■ Task brief
Wherever the word "chart" appears in a line, copy that line.
::: Available data
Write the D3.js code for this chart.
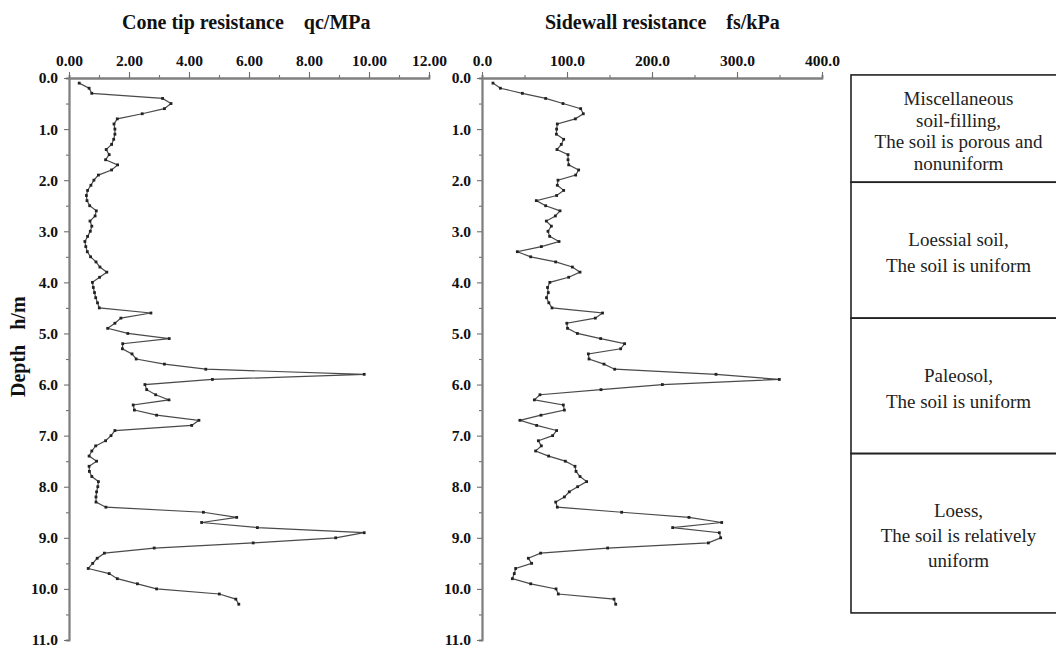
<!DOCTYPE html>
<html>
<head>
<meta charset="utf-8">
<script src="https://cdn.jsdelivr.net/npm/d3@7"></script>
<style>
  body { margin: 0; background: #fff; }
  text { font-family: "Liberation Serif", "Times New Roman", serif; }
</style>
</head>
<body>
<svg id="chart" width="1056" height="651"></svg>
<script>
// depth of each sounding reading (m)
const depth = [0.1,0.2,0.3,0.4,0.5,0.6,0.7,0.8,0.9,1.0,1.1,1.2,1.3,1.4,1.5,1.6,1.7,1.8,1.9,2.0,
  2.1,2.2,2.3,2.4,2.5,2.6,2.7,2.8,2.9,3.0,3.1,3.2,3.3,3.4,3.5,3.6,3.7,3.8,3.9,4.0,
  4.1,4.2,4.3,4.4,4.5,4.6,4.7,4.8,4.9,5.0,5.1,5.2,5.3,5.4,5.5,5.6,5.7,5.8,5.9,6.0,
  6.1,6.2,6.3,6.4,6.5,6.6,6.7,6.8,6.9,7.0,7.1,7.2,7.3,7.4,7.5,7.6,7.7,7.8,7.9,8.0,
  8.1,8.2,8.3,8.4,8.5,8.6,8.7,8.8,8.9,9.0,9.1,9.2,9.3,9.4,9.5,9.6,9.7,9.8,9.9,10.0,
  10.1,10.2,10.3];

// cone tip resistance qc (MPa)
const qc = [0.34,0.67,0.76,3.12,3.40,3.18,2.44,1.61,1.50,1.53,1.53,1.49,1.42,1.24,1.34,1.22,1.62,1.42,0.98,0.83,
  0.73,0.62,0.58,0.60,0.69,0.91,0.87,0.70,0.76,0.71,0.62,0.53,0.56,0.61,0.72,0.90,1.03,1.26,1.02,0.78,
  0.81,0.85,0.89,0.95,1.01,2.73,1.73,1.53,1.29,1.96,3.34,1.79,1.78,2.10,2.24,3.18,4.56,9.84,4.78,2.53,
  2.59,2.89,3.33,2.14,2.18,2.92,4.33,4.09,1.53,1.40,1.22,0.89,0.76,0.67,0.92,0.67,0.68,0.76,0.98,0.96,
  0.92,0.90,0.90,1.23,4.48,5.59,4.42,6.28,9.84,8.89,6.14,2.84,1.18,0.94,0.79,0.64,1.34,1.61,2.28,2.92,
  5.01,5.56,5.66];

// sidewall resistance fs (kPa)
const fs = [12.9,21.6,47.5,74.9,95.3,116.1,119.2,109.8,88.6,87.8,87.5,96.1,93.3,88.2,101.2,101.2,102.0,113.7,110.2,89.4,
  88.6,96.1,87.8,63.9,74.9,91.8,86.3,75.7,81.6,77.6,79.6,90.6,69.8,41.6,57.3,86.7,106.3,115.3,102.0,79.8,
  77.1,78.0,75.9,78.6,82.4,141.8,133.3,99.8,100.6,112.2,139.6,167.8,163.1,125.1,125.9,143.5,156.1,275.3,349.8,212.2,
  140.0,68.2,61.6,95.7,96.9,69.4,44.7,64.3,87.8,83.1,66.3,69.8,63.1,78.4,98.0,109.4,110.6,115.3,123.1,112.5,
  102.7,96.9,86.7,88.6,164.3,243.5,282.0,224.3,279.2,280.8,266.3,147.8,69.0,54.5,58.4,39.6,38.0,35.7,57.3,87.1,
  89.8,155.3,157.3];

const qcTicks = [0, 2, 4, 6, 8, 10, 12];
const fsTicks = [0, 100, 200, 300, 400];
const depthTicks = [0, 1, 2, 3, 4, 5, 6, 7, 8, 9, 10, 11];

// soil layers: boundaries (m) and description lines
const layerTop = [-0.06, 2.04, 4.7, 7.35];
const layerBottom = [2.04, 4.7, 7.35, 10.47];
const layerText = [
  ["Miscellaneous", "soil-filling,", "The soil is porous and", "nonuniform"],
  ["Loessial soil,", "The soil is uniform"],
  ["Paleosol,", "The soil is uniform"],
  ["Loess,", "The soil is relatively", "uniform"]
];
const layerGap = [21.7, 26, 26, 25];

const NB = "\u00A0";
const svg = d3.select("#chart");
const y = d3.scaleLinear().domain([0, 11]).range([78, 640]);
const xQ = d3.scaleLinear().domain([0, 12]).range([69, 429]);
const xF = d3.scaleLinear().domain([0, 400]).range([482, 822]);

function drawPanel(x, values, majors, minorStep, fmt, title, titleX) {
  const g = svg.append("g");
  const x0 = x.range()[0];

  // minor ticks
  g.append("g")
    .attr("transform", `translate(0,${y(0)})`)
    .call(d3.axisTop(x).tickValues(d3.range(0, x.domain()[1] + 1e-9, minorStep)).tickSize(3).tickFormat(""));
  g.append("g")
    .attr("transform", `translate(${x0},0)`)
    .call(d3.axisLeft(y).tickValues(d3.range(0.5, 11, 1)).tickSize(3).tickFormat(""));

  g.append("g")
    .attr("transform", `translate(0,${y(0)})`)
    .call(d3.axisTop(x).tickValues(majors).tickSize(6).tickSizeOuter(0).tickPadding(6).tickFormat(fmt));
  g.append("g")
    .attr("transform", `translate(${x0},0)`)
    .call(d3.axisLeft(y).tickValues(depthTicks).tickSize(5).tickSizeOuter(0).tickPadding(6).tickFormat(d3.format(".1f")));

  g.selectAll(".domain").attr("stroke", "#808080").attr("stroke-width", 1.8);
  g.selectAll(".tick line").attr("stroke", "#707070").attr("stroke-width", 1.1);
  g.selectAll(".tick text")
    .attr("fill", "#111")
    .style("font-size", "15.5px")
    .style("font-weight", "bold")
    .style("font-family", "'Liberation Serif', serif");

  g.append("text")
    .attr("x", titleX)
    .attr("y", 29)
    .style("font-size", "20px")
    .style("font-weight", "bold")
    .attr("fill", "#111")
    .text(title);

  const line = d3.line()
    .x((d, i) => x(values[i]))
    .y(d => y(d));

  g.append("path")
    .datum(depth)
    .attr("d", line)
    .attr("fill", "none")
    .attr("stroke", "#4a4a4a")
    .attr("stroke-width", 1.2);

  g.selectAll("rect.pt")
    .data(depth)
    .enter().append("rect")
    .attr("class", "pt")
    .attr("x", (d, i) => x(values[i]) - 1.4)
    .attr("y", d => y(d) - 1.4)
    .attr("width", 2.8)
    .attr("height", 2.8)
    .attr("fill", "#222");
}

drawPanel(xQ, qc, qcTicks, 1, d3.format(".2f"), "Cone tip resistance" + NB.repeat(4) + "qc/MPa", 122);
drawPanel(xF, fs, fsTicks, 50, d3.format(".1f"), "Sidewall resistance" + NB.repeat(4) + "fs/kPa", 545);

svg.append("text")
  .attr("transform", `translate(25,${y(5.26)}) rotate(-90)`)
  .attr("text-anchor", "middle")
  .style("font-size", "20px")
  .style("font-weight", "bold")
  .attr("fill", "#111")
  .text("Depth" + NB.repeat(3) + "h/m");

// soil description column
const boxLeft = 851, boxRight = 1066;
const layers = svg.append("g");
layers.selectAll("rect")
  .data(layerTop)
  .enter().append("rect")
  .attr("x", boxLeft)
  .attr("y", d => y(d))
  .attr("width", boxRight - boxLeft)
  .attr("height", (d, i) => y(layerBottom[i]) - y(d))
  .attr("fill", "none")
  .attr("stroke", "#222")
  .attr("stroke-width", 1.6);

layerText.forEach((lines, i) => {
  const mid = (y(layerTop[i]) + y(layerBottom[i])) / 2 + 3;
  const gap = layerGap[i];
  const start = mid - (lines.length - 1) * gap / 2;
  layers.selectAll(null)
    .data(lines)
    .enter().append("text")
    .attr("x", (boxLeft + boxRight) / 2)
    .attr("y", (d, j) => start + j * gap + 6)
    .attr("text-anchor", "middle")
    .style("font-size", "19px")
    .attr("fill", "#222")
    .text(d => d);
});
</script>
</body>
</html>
::::::
■ In response
Write the D3.js code for this chart.
<svg id="chart" width="1056" height="651"></svg>
const svg = d3.select("#chart");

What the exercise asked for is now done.